Enfin, une transparence renforcée pourrait permettre aux citoyens et aux parties prenantes d’avoir une meilleure visibilité sur l’utilisation des fonds publics.
Et pour garantir l’efficacité de ce cadre, il est essentiel de mener entre autres les actions suivantes :
- Définir des indicateurs de performance clairs et mesurables,
- Assurer une collecte de données fiables et régulières,
- Former les agents publics à l’utilisation de ce cadre,
- Mettre en place des mécanismes indépendants de suivi et d’évaluation.
4. Financement durable pour le développement
Avec les besoins croissants en financement pour les infrastructures et les services sociaux, quelles stratégies recommanderiez-vous pour mobiliser des fonds publics et privés de manière durable et efficace ?
La mobilisation des fonds de manière durable et efficace passe avant tout par l’assainissement du climat des affaires et la mise en application des réformes visant à améliorer la lutte contre la corruption et le blanchiment des capitaux. Il convient également de favoriser une gestion active de la dette publique couplée au renforcement des capacités dans ce domaine.

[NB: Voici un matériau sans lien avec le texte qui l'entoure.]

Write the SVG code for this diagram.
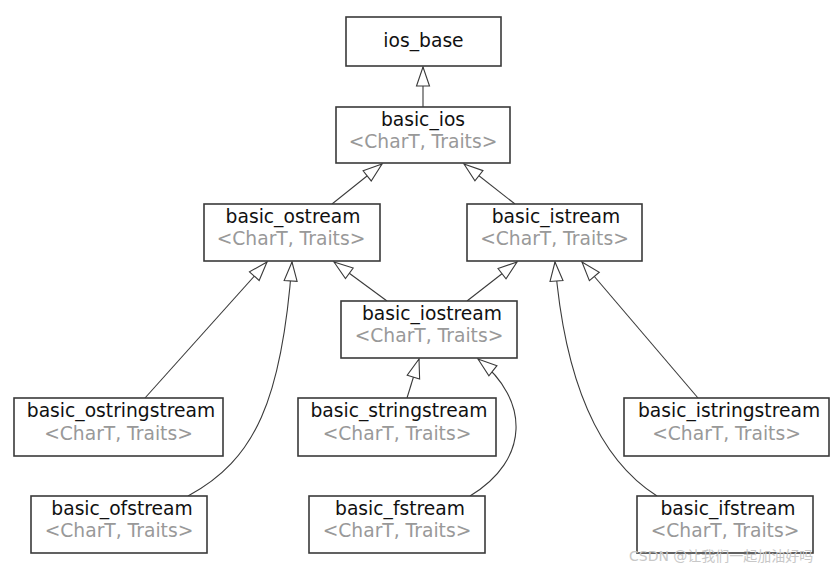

A côté de cela, il existe des schémas classiques de mobilisation de fonds au niveau international, de façon durable, notamment :
- Les Partenariats public-privé (PPP) afin d’encourager les collaborations entre le secteur public et le secteur privé pour financer les projets d’infrastructure ;
- Les Obligations vertes et sociales, permettant d’émettre des obligations spécifiques pour financer des projets durables et sociaux ;
- L’amélioration de la gestion des ressources naturelles, afin d’optimiser leur exploitation et de générer ainsi des revenus supplémentaires ;
- Le renforcement de la coopération internationale, en vue de solliciter l’aide et les investissements étrangers pour financer les projets de développement ;
- La notation financière des organismes publics, pour donner du crédit à la vitalité de la gouvernance publique.
Voilà entre autres quelques pistes de solution non exhaustives qui s’offrent à notre Etat pour un financement durable pour le développement.